What is expected: Without including the pictures, copy out every line below.

Available data:
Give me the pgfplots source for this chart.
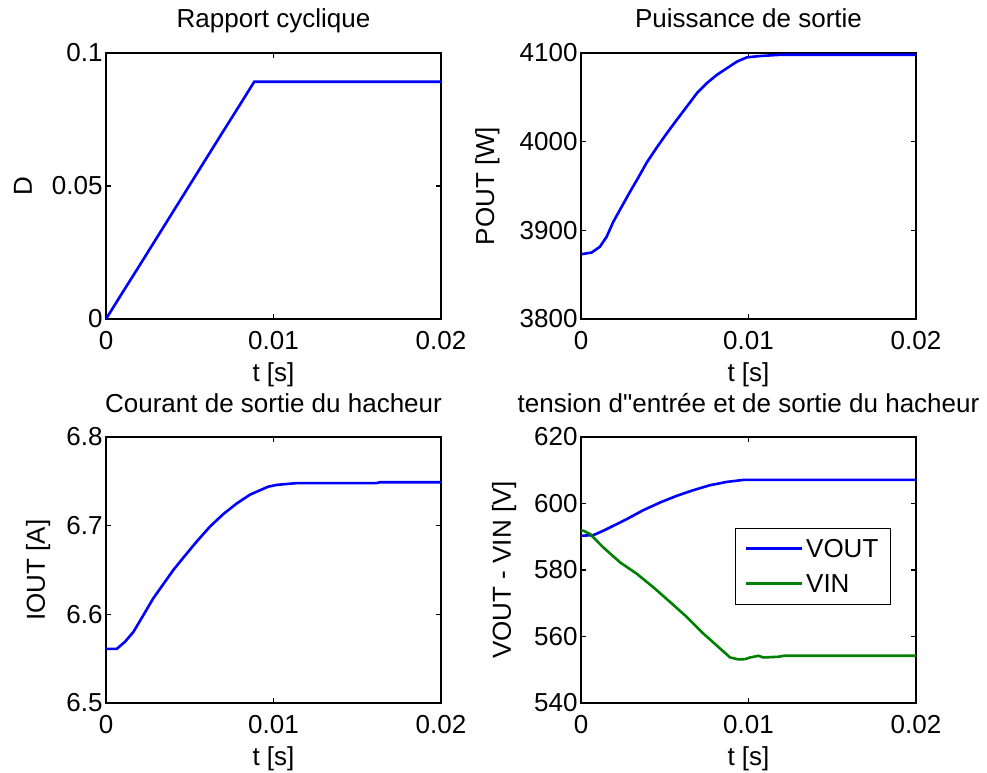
\documentclass[border=0pt]{standalone}
\usepackage{fontspec}
\setmainfont{Liberation Sans}
\newfontfamily\nomap{Liberation Sans}
\usepackage{pgfplots}
\pgfplotsset{compat=1.18}
\definecolor{mblue}{RGB}{0,0,255}
\definecolor{mgreen}{RGB}{0,128,0}
\newcommand{\bigf}{\fontsize{26}{31}\selectfont}
\pgfplotsset{mstyle/.style={
  scale only axis, width=335pt, height=266pt,
  xmin=0, xmax=0.02, xtick={0,0.01,0.02}, xticklabels={0,0.01,0.02},
  scaled ticks=false,
  tick align=inside, major tick length=5pt,
  axis line style={line width=1.6pt},
  every tick/.style={black, line width=1.2pt},
  tick label style={font=\bigf},
  label style={font=\bigf},
  title style={font=\bigf, at={(axis description cs:0.5,1)}, anchor=base, yshift=19pt},
  xlabel={t [s]},
  xlabel style={at={(axis description cs:0.5,0)}, anchor=base, yshift=-62pt},
  xticklabel style={anchor=base, yshift=-30pt},
  yticklabel style={anchor=east},
  every axis plot/.append style={line width=2.6pt, mark=none},
}}
\begin{document}
\begin{tikzpicture}
\useasboundingbox (0,0) rectangle (987pt,772pt);
% Top-left
\begin{axis}[mstyle, at={(106pt,453pt)}, anchor=south west,
  title={Rapport cyclique}, ylabel={D},
  ylabel style={at={(axis description cs:-0.2209,0.5)}, anchor=base},
  ymin=0, ymax=0.1, ytick={0,0.05,0.1}, yticklabels={0,0.05,0.1}]
\addplot[mblue] coordinates {
(0,0) (0.0010,0.0101) (0.0020,0.0201) (0.0030,0.0302) (0.0040,0.0403)
(0.0050,0.0504) (0.0060,0.0605) (0.0070,0.0706) (0.0080,0.0806)
(0.00885,0.0892) (0.0120,0.0892) (0.0200,0.0892)};
\end{axis}
% Top-right
\begin{axis}[mstyle, at={(581pt,453pt)}, anchor=south west,
  title={Puissance de sortie}, ylabel={POUT [W]},
  ylabel style={at={(axis description cs:-0.2597,0.5)}, anchor=base},
  ymin=3800, ymax=4100, ytick={3800,3900,4000,4100}, yticklabels={3800,3900,4000,4100}]
\addplot[mblue] coordinates {
(0,3873) (0.00064,3875) (0.00113,3881.5) (0.00153,3892.8) (0.00193,3909.7)
(0.00243,3926.7) (0.00293,3943.6) (0.00342,3959.5) (0.00392,3976.3)
(0.00452,3993.3) (0.00512,4009.4) (0.00571,4024.4) (0.00631,4039.4)
(0.00691,4054.5) (0.0075,4065.8) (0.0081,4075.2) (0.0087,4082.7)
(0.0093,4090.2) (0.0099,4095.1) (0.0107,4096.6) (0.0119,4098) (0.0200,4098)};
\end{axis}
% Bottom-left
\begin{axis}[mstyle, at={(106pt,69pt)}, anchor=south west,
  title={Courant de sortie du hacheur}, ylabel={IOUT [A]},
  ylabel style={at={(axis description cs:-0.1821,0.5)}, anchor=base},
  ymin=6.5, ymax=6.8, ytick={6.5,6.6,6.7,6.8}, yticklabels={6.5,6.6,6.7,6.8}]
\addplot[mblue] coordinates {
(0,6.561) (0.00064,6.561) (0.00113,6.569) (0.00163,6.580) (0.00223,6.599)
(0.00282,6.618) (0.00342,6.634) (0.00402,6.650) (0.00462,6.664)
(0.00541,6.682) (0.00621,6.699) (0.0070,6.713) (0.0078,6.725)
(0.0086,6.735) (0.0092,6.740) (0.00969,6.744) (0.01019,6.746)
(0.01139,6.748) (0.01616,6.748) (0.01636,6.749) (0.0200,6.749)};
\end{axis}
% Bottom-right
\begin{axis}[mstyle, at={(581pt,69pt)}, anchor=south west,
  title={tension d{\nomap"}entrée et de sortie du hacheur}, ylabel={VOUT - VIN [V]},
  ylabel style={at={(axis description cs:-0.2090,0.5)}, anchor=base},
  ymin=540, ymax=620, ytick={540,560,580,600,620}, yticklabels={540,560,580,600,620},
  legend style={at={(axis description cs:0.4597,0.659)}, anchor=north west,
    draw=black, line width=1.1pt, font=\bigf, inner xsep=9pt, inner ysep=12pt,
    nodes={inner xsep=3pt, inner ysep=0pt, text height=17pt, text depth=0pt},
    row sep=18pt, column sep=0pt},
  legend cell align=left,
  legend image code/.code={\draw[#1, line width=2.6pt] (0pt,0pt) -- (56pt,0pt);}]
\addplot[mblue] coordinates {
(0,590.3) (0.00074,590.5) (0.00133,591.8) (0.00193,593.3) (0.00273,595.3)
(0.00372,598.0) (0.00472,600.3) (0.00571,602.3) (0.0067,604.0)
(0.0077,605.5) (0.0087,606.5) (0.0097,607.1) (0.0200,607.1)};
\addlegendentry{VOUT}
\addplot[mgreen] coordinates {
(0,591.8) (0.00016,591.8) (0.00054,590.8) (0.00133,586.8) (0.00233,582.3)
(0.00332,578.9) (0.00432,574.8) (0.00531,570.4) (0.00631,565.9)
(0.0073,560.9) (0.0083,556.4) (0.0089,553.7) (0.0094,553.1) (0.0098,553.2)
(0.0101,553.7) (0.01059,554.2) (0.01088,553.7) (0.01178,553.9)
(0.0121,554.2) (0.0200,554.2)};
\addlegendentry{VIN}
\end{axis}
\end{tikzpicture}
\end{document}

Reply:
Give me the pgfplots source for this chart.
\documentclass[border=0pt]{standalone}
\usepackage{fontspec}
\setmainfont{Liberation Sans}
\newfontfamily\nomap{Liberation Sans}
\usepackage{pgfplots}
\pgfplotsset{compat=1.18}
\definecolor{mblue}{RGB}{0,0,255}
\definecolor{mgreen}{RGB}{0,128,0}
\newcommand{\bigf}{\fontsize{26}{31}\selectfont}
\pgfplotsset{mstyle/.style={
  scale only axis, width=335pt, height=266pt,
  xmin=0, xmax=0.02, xtick={0,0.01,0.02}, xticklabels={0,0.01,0.02},
  scaled ticks=false,
  tick align=inside, major tick length=5pt,
  axis line style={line width=1.6pt},
  every tick/.style={black, line width=1.2pt},
  tick label style={font=\bigf},
  label style={font=\bigf},
  title style={font=\bigf, at={(axis description cs:0.5,1)}, anchor=base, yshift=19pt},
  xlabel={t [s]},
  xlabel style={at={(axis description cs:0.5,0)}, anchor=base, yshift=-62pt},
  xticklabel style={anchor=base, yshift=-30pt},
  yticklabel style={anchor=east},
  every axis plot/.append style={line width=2.6pt, mark=none},
}}
\begin{document}
\begin{tikzpicture}
\useasboundingbox (0,0) rectangle (987pt,772pt);
% Top-left
\begin{axis}[mstyle, at={(106pt,453pt)}, anchor=south west,
  title={Rapport cyclique}, ylabel={D},
  ylabel style={at={(axis description cs:-0.2209,0.5)}, anchor=base},
  ymin=0, ymax=0.1, ytick={0,0.05,0.1}, yticklabels={0,0.05,0.1}]
\addplot[mblue] coordinates {
(0,0) (0.0010,0.0101) (0.0020,0.0201) (0.0030,0.0302) (0.0040,0.0403)
(0.0050,0.0504) (0.0060,0.0605) (0.0070,0.0706) (0.0080,0.0806)
(0.00885,0.0892) (0.0120,0.0892) (0.0200,0.0892)};
\end{axis}
% Top-right
\begin{axis}[mstyle, at={(581pt,453pt)}, anchor=south west,
  title={Puissance de sortie}, ylabel={POUT [W]},
  ylabel style={at={(axis description cs:-0.2597,0.5)}, anchor=base},
  ymin=3800, ymax=4100, ytick={3800,3900,4000,4100}, yticklabels={3800,3900,4000,4100}]
\addplot[mblue] coordinates {
(0,3873) (0.00064,3875) (0.00113,3881.5) (0.00153,3892.8) (0.00193,3909.7)
(0.00243,3926.7) (0.00293,3943.6) (0.00342,3959.5) (0.00392,3976.3)
(0.00452,3993.3) (0.00512,4009.4) (0.00571,4024.4) (0.00631,4039.4)
(0.00691,4054.5) (0.0075,4065.8) (0.0081,4075.2) (0.0087,4082.7)
(0.0093,4090.2) (0.0099,4095.1) (0.0107,4096.6) (0.0119,4098) (0.0200,4098)};
\end{axis}
% Bottom-left
\begin{axis}[mstyle, at={(106pt,69pt)}, anchor=south west,
  title={Courant de sortie du hacheur}, ylabel={IOUT [A]},
  ylabel style={at={(axis description cs:-0.1821,0.5)}, anchor=base},
  ymin=6.5, ymax=6.8, ytick={6.5,6.6,6.7,6.8}, yticklabels={6.5,6.6,6.7,6.8}]
\addplot[mblue] coordinates {
(0,6.561) (0.00064,6.561) (0.00113,6.569) (0.00163,6.580) (0.00223,6.599)
(0.00282,6.618) (0.00342,6.634) (0.00402,6.650) (0.00462,6.664)
(0.00541,6.682) (0.00621,6.699) (0.0070,6.713) (0.0078,6.725)
(0.0086,6.735) (0.0092,6.740) (0.00969,6.744) (0.01019,6.746)
(0.01139,6.748) (0.01616,6.748) (0.01636,6.749) (0.0200,6.749)};
\end{axis}
% Bottom-right
\begin{axis}[mstyle, at={(581pt,69pt)}, anchor=south west,
  title={tension d{\nomap"}entrée et de sortie du hacheur}, ylabel={VOUT - VIN [V]},
  ylabel style={at={(axis description cs:-0.2090,0.5)}, anchor=base},
  ymin=540, ymax=620, ytick={540,560,580,600,620}, yticklabels={540,560,580,600,620},
  legend style={at={(axis description cs:0.4597,0.659)}, anchor=north west,
    draw=black, line width=1.1pt, font=\bigf, inner xsep=9pt, inner ysep=12pt,
    nodes={inner xsep=3pt, inner ysep=0pt, text height=17pt, text depth=0pt},
    row sep=18pt, column sep=0pt},
  legend cell align=left,
  legend image code/.code={\draw[#1, line width=2.6pt] (0pt,0pt) -- (56pt,0pt);}]
\addplot[mblue] coordinates {
(0,590.3) (0.00074,590.5) (0.00133,591.8) (0.00193,593.3) (0.00273,595.3)
(0.00372,598.0) (0.00472,600.3) (0.00571,602.3) (0.0067,604.0)
(0.0077,605.5) (0.0087,606.5) (0.0097,607.1) (0.0200,607.1)};
\addlegendentry{VOUT}
\addplot[mgreen] coordinates {
(0,591.8) (0.00016,591.8) (0.00054,590.8) (0.00133,586.8) (0.00233,582.3)
(0.00332,578.9) (0.00432,574.8) (0.00531,570.4) (0.00631,565.9)
(0.0073,560.9) (0.0083,556.4) (0.0089,553.7) (0.0094,553.1) (0.0098,553.2)
(0.0101,553.7) (0.01059,554.2) (0.01088,553.7) (0.01178,553.9)
(0.0121,554.2) (0.0200,554.2)};
\addlegendentry{VIN}
\end{axis}
\end{tikzpicture}
\end{document}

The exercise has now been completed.